Singing the heart out

August 6, 2009

I remember the first time Christopher visited me in Poland. It was shortly after we met, about eight years ago. I lived in Warsaw at that time. One day, in the evening, we went for a walk at the river’s bank. It was a summer day and there were tents with beer, french fries and grilled sausages stretching, one after another, along the promenade. Nearly each tent had a band or a singer, playing and singing old polish songs that every polish person knows. We sat in one of the beer gardens, drinking and listening to the music. Suddenly, as the band begun a particularly lively song, people sitting around us jumped up from their sits, held hands, formed a large circle and begun to dance, right in a middle of the promenade. They were strangers, they did not know each other, nor did they need to. They knew the song, the song moved them, so they danced. I run to join them leaving Christopher, half shocked and half terrified, at our table. I remembered this little adventure today as I watched “the Fiddler on the Roof”. There is a scene where men in a tavern celebrate an engagement.

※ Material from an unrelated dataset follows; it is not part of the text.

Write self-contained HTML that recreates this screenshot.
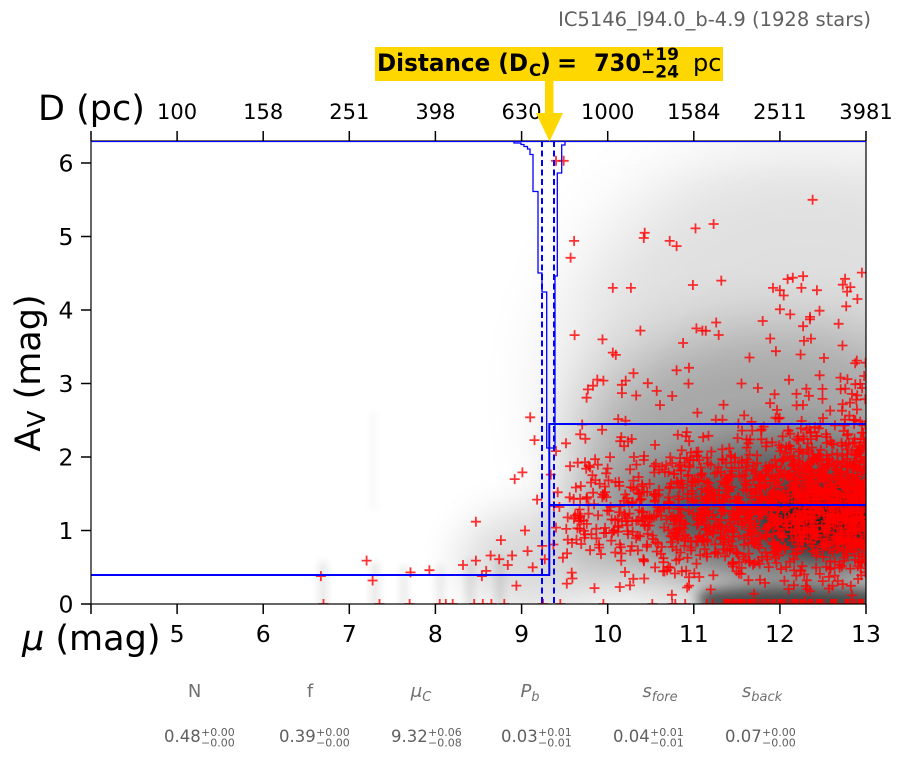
<!DOCTYPE html>
<html><head><meta charset="utf-8">
<style>
html,body{margin:0;padding:0;background:#fff;}
svg{display:block;}
text{font-family:"DejaVu Sans","Liberation Sans",sans-serif;}
</style></head><body>
<svg id="s" width="902" height="759" viewBox="0 0 902 759" xmlns="http://www.w3.org/2000/svg">
<defs>
<clipPath id="pa"><rect x="91" y="141" width="775" height="463"/></clipPath>
<filter id="b40" filterUnits="userSpaceOnUse" x="-200" y="-200" width="1300" height="1200"><feGaussianBlur stdDeviation="40"/></filter>
<filter id="b32" filterUnits="userSpaceOnUse" x="-200" y="-200" width="1300" height="1200"><feGaussianBlur stdDeviation="32"/></filter>
<filter id="b22" filterUnits="userSpaceOnUse" x="-200" y="-200" width="1300" height="1200"><feGaussianBlur stdDeviation="22"/></filter>
<filter id="b14" filterUnits="userSpaceOnUse" x="-200" y="-200" width="1300" height="1200"><feGaussianBlur stdDeviation="14"/></filter>
<filter id="b6" filterUnits="userSpaceOnUse" x="-200" y="-200" width="1300" height="1200"><feGaussianBlur stdDeviation="6"/></filter>
<filter id="b4" filterUnits="userSpaceOnUse" x="-200" y="-200" width="1300" height="1200"><feGaussianBlur stdDeviation="4"/></filter>
</defs>
<rect width="902" height="759" fill="#fff"/>

<!-- density -->
<g clip-path="url(#pa)">
  <ellipse cx="806" cy="395" rx="250" ry="250" fill="#000" opacity="0.12" filter="url(#b40)"/>
  <ellipse cx="780" cy="457" rx="200" ry="130" fill="#000" opacity="0.25" filter="url(#b32)"/>
  <ellipse cx="797" cy="508" rx="140" ry="70" fill="#000" opacity="0.45" filter="url(#b22)"/>
  <ellipse cx="832" cy="519" rx="70" ry="35" fill="#000" opacity="0.6" filter="url(#b14)"/>
  <ellipse cx="640" cy="520" rx="70" ry="55" fill="#000" opacity="0.18" filter="url(#b22)"/>
  <ellipse cx="539" cy="560" rx="80" ry="50" fill="#000" opacity="0.15" filter="url(#b22)"/>
  <rect x="700" y="592" width="190" height="22" fill="#000" opacity="0.5" filter="url(#b6)"/>
  <ellipse cx="797" cy="598" rx="100" ry="15" fill="#000" opacity="0.3" filter="url(#b6)"/>
  <rect x="319" y="562" width="8" height="50" fill="#000" opacity="0.1" filter="url(#b4)"/>
  <rect x="371" y="562" width="8" height="50" fill="#000" opacity="0.1" filter="url(#b4)"/>
  <rect x="400" y="565" width="8" height="50" fill="#000" opacity="0.08" filter="url(#b4)"/>
  <rect x="436" y="565" width="8" height="50" fill="#000" opacity="0.08" filter="url(#b4)"/>
  <rect x="466" y="560" width="8" height="50" fill="#000" opacity="0.1" filter="url(#b4)"/>
  <rect x="496" y="555" width="8" height="50" fill="#000" opacity="0.1" filter="url(#b4)"/>
  <rect x="370" y="412" width="6" height="98" fill="#000" opacity="0.035" filter="url(#b4)"/>
  <rect x="560" y="141" width="306" height="22" fill="#fff" opacity="0.35" filter="url(#b14)"/>

  <g id="sc" fill="none" stroke="#ff0000" stroke-opacity="0.8" stroke-width="1.8"></g>

  <!-- histogram -->
  <line x1="91" y1="141.5" x2="866" y2="141.5" stroke="#0000ff" stroke-width="1.2"/>
  <polyline fill="none" stroke="#0000ff" stroke-width="1.3" points="514,141.5 514,143 521,143 521,144.5 524,144.5 524,146.5 527.5,146.5 527.5,149 530,149 530,154.5 533,154.5 533,191.5 538,191.5 538,273 542,273 542,292 546.7,292 546.7,448 555,448 555,276 557.3,276 557.3,173 561.7,173 561.7,145 565,145 565,141.5"/>
  <!-- dashed -->
  <line x1="542" y1="141" x2="542" y2="604" stroke="#0000ff" stroke-width="2" stroke-dasharray="6,3.5"/>
  <line x1="554" y1="141" x2="554" y2="604" stroke="#0000ff" stroke-width="2" stroke-dasharray="6,3.5"/>
  <!-- steps -->
  <polyline fill="none" stroke="#0000ff" stroke-width="2" points="91,575 549.3,575 549.3,424 866,424"/>
  <line x1="549.3" y1="505" x2="866" y2="505" stroke="#0000ff" stroke-width="2"/>
</g>

<!-- spines -->
<rect x="91" y="141" width="775" height="463" fill="none" stroke="#000" stroke-width="1.2"/>
<line x1="91" y1="141.5" x2="866" y2="141.5" stroke="#0000ff" stroke-width="1"/>

<!-- ticks -->
<g stroke="#000" stroke-width="1.5">
  <line x1="91" y1="604" x2="91" y2="614"/><line x1="177.1" y1="604" x2="177.1" y2="614"/><line x1="263.2" y1="604" x2="263.2" y2="614"/><line x1="349.3" y1="604" x2="349.3" y2="614"/><line x1="435.4" y1="604" x2="435.4" y2="614"/><line x1="521.6" y1="604" x2="521.6" y2="614"/><line x1="607.7" y1="604" x2="607.7" y2="614"/><line x1="693.8" y1="604" x2="693.8" y2="614"/><line x1="779.9" y1="604" x2="779.9" y2="614"/><line x1="866" y1="604" x2="866" y2="614"/>
  <line x1="91" y1="141" x2="91" y2="131"/><line x1="177.1" y1="141" x2="177.1" y2="131"/><line x1="263.2" y1="141" x2="263.2" y2="131"/><line x1="349.3" y1="141" x2="349.3" y2="131"/><line x1="435.4" y1="141" x2="435.4" y2="131"/><line x1="521.6" y1="141" x2="521.6" y2="131"/><line x1="607.7" y1="141" x2="607.7" y2="131"/><line x1="693.8" y1="141" x2="693.8" y2="131"/><line x1="779.9" y1="141" x2="779.9" y2="131"/><line x1="866" y1="141" x2="866" y2="131"/>
  <line x1="81" y1="604" x2="91" y2="604"/><line x1="81" y1="530.5" x2="91" y2="530.5"/><line x1="81" y1="457" x2="91" y2="457"/><line x1="81" y1="383.5" x2="91" y2="383.5"/><line x1="81" y1="310" x2="91" y2="310"/><line x1="81" y1="236.5" x2="91" y2="236.5"/><line x1="81" y1="163" x2="91" y2="163"/>
</g>

<!-- bottom tick labels -->
<g font-size="23.5" fill="#000" text-anchor="middle">
  <text x="177.1" y="642">5</text><text x="263.2" y="642">6</text><text x="349.3" y="642">7</text><text x="435.4" y="642">8</text><text x="521.6" y="642">9</text><text x="607.7" y="642">10</text><text x="693.8" y="642">11</text><text x="779.9" y="642">12</text><text x="866" y="642">13</text>
</g>
<!-- left tick labels -->
<g font-size="23.5" fill="#000" text-anchor="end">
  <text x="73.5" y="612.6">0</text><text x="73.5" y="539.1">1</text><text x="73.5" y="465.6">2</text><text x="73.5" y="392.1">3</text><text x="73.5" y="318.6">4</text><text x="73.5" y="245.1">5</text><text x="73.5" y="171.6">6</text>
</g>
<!-- top tick labels -->
<g font-size="21" fill="#000" text-anchor="middle">
  <text x="177.1" y="119">100</text><text x="263.2" y="119">158</text><text x="349.3" y="119">251</text><text x="435.4" y="119">398</text><text x="521.6" y="119">630</text><text x="607.7" y="119">1000</text><text x="693.8" y="119">1584</text><text x="779.9" y="119">2511</text><text x="866" y="119">3981</text>
</g>

<!-- axis labels -->
<text x="38" y="120" font-size="35" fill="#000">D (pc)</text>
<text x="22" y="650" font-size="35" fill="#000"><tspan font-style="italic">μ</tspan> (mag)</text>
<text transform="translate(40,373) rotate(-90)" text-anchor="middle" font-size="35" fill="#000">A<tspan font-size="25" dy="5">V</tspan><tspan dy="-5"> (mag)</tspan></text>

<!-- title -->
<text x="871" y="26" text-anchor="end" font-size="19.5" fill="#606060">IC5146_l94.0_b-4.9 (1928 stars)</text>

<!-- annotation -->
<rect x="375" y="47" width="348" height="34" fill="#FFD700"/>
<rect x="545" y="80" width="8.5" height="34" fill="#FFD700"/>
<polygon points="536,113 563,113 549.5,141.5" fill="#FFD700"/>
<text font-weight="bold" font-size="24" fill="#000">
  <tspan x="377" y="71" textLength="151" lengthAdjust="spacingAndGlyphs">Distance (D</tspan><tspan x="529" y="76" font-size="16.5">C</tspan><tspan x="540" y="71">)</tspan><tspan x="557" y="71">=</tspan><tspan x="594" y="71" textLength="47" lengthAdjust="spacingAndGlyphs">730</tspan><tspan x="641" y="60" font-size="17">+19</tspan><tspan x="641" y="77.5" font-size="17">−24</tspan><tspan x="693" y="71" font-weight="normal">pc</tspan>
</text>

<!-- parameter table -->
<g font-size="18" fill="#707070" text-anchor="middle">
  <text x="194.6" y="697">N</text>
  <text x="310" y="697">f</text>
  <text x="421" y="697" font-style="italic">μ<tspan font-size="13" dy="4">C</tspan></text>
  <text x="530" y="697" font-style="italic">P<tspan font-size="13" dy="4">b</tspan></text>
  <text x="660" y="697" font-style="italic">s<tspan font-size="13" dy="4">fore</tspan></text>
  <text x="762" y="697" font-style="italic">s<tspan font-size="13" dy="4">back</tspan></text>
</g>
<g font-size="16.5" fill="#606060">
  <text><tspan x="164" y="742">0.48</tspan><tspan x="201" y="736" font-size="11">+0.00</tspan><tspan x="201" y="746.5" font-size="11">−0.00</tspan></text>
  <text><tspan x="279" y="742">0.39</tspan><tspan x="316" y="736" font-size="11">+0.00</tspan><tspan x="316" y="746.5" font-size="11">−0.00</tspan></text>
  <text><tspan x="391" y="742">9.32</tspan><tspan x="428" y="736" font-size="11">+0.06</tspan><tspan x="428" y="746.5" font-size="11">−0.08</tspan></text>
  <text><tspan x="501" y="742">0.03</tspan><tspan x="538" y="736" font-size="11">+0.01</tspan><tspan x="538" y="746.5" font-size="11">−0.01</tspan></text>
  <text><tspan x="613" y="742">0.04</tspan><tspan x="650" y="736" font-size="11">+0.01</tspan><tspan x="650" y="746.5" font-size="11">−0.01</tspan></text>
  <text><tspan x="725" y="742">0.07</tspan><tspan x="762" y="736" font-size="11">+0.00</tspan><tspan x="762" y="746.5" font-size="11">−0.00</tspan></text>
</g>
</svg>
<script>
(function(){
var s=12345;
function R(){s|=0;s=s+0x6D2B79F5|0;var t=Math.imul(s^s>>>15,1|s);t=t+Math.imul(t^t>>>7,61|t)^t;return((t^t>>>14)>>>0)/4294967296;}
function G(){var u=R();if(u<1e-9)u=1e-9;return Math.sqrt(-2*Math.log(u))*Math.cos(6.283185*R());}
var P=[],i,m,a;
for(i=0;i<1450;i++){var u=R();m=9.35+3.65*Math.pow(u,i<300?0.7:0.33);var c=1.25+0.08*(m-11);var sd=0.4+0.05*(m-10);a=c+sd*G();if(R()<0.12)a+=-Math.log(R()+1e-9)*0.8;if(a<0)a=0;if(a>4.6)a=4.6-R()*1.5;P.push([m,a]);}
for(i=0;i<140;i++){m=9.5+1.6*R();a=1.5+0.7*G();if(a<0.2)a=0.2+R()*0.3;P.push([m,a]);}
for(i=0;i<110;i++)P.push([11.35+1.65*R(),0]);
var E=[[6.67,0.38],[7.20,0.59],[7.27,0.32],[7.71,0.43],[7.93,0.46],[8.32,0.53],[8.47,0.59],[8.47,1.12],[8.54,0.38],[8.59,0.45],[8.64,0.66],[8.74,0.61],[8.76,0.87],[8.84,0.53],[8.89,0.66],[8.94,0.25],[9.01,1.79],[8.92,1.70],[9.04,1.0],[9.07,0.72],[9.10,2.54],[9.15,2.23],[9.13,0.5],[9.18,1.42],[9.24,0.79],[9.27,0.61],[9.34,1.76],[9.37,0.81],[9.40,1.04],[9.40,2.08],[9.42,1.52],[9.48,0.63],
[6.7,0],[7.35,0],[7.7,0],[8.05,0],[8.12,0],[8.2,0],[8.45,0],[8.55,0],[8.65,0],[8.8,0],[9.25,0],[9.45,0],[9.95,0],[10.75,0],[10.9,0],[11.15,0],[11.22,0],
[9.40,6.03],[9.49,6.03],[9.61,4.94],[9.57,4.71],[10.06,4.30],[10.27,4.30],[9.94,3.6],[10.06,3.42],[10.38,3.72],[10.43,5.05],[10.42,4.98],[10.72,4.94],[10.80,4.87],[11.02,5.11],[11.23,5.17],[12.38,5.5],[10.99,4.34],[11.32,4.4],[11.26,3.83],[11.03,3.75],[11.1,3.72],[11.29,3.66],[10.80,3.18],[10.30,3.14],[9.95,3.04],[9.83,2.97],[9.77,2.92],[10.21,3.04],[10.57,2.90],[10.75,2.83],[11.92,4.3],[12.0,4.27],[12.09,4.42],[12.27,4.46],[12.15,4.44],[12.25,4.3],[12.43,4.27],[12.78,4.25],[12.77,4.05],[12.9,4.15],[12.46,3.99],[12.0,4.01],[12.12,3.94],[11.8,3.85],[12.27,3.78],[12.28,3.58]];
P=P.concat(E);
var h='';
for(i=0;i<P.length;i++){var x=91+(P[i][0]-4)*86.111,y=604-P[i][1]*73.5;h+='<path d="M'+(x-5).toFixed(1)+' '+y.toFixed(1)+'h10M'+x.toFixed(1)+' '+(y-5).toFixed(1)+'v10"/>';}
document.getElementById('sc').innerHTML=h;
})();
</script>
</body></html>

They are happy, excited, and they dance. They dance how they feel, they sing what’s in their heart. Not for show or entertainment, not to display skill, not to attract attention. They dance because they are moved to do it. They sing because singing expresses how they feel. What do we lose, I wonder, what do we lose when we don’t sing our sorrow and our joy? What do we shut down and push away if we don’t dance because the music moves us, because the life moves us? My teacher often makes us howl in class, or growl, or cry like birds do. It opens the body, opens the heart, helps to let go of mind. But it is a wolf’s way, a tiger’s way, a bird’s way. It’s their way of being who they are. So what is the human way? Maybe it’s singing? Maybe it’s dancing?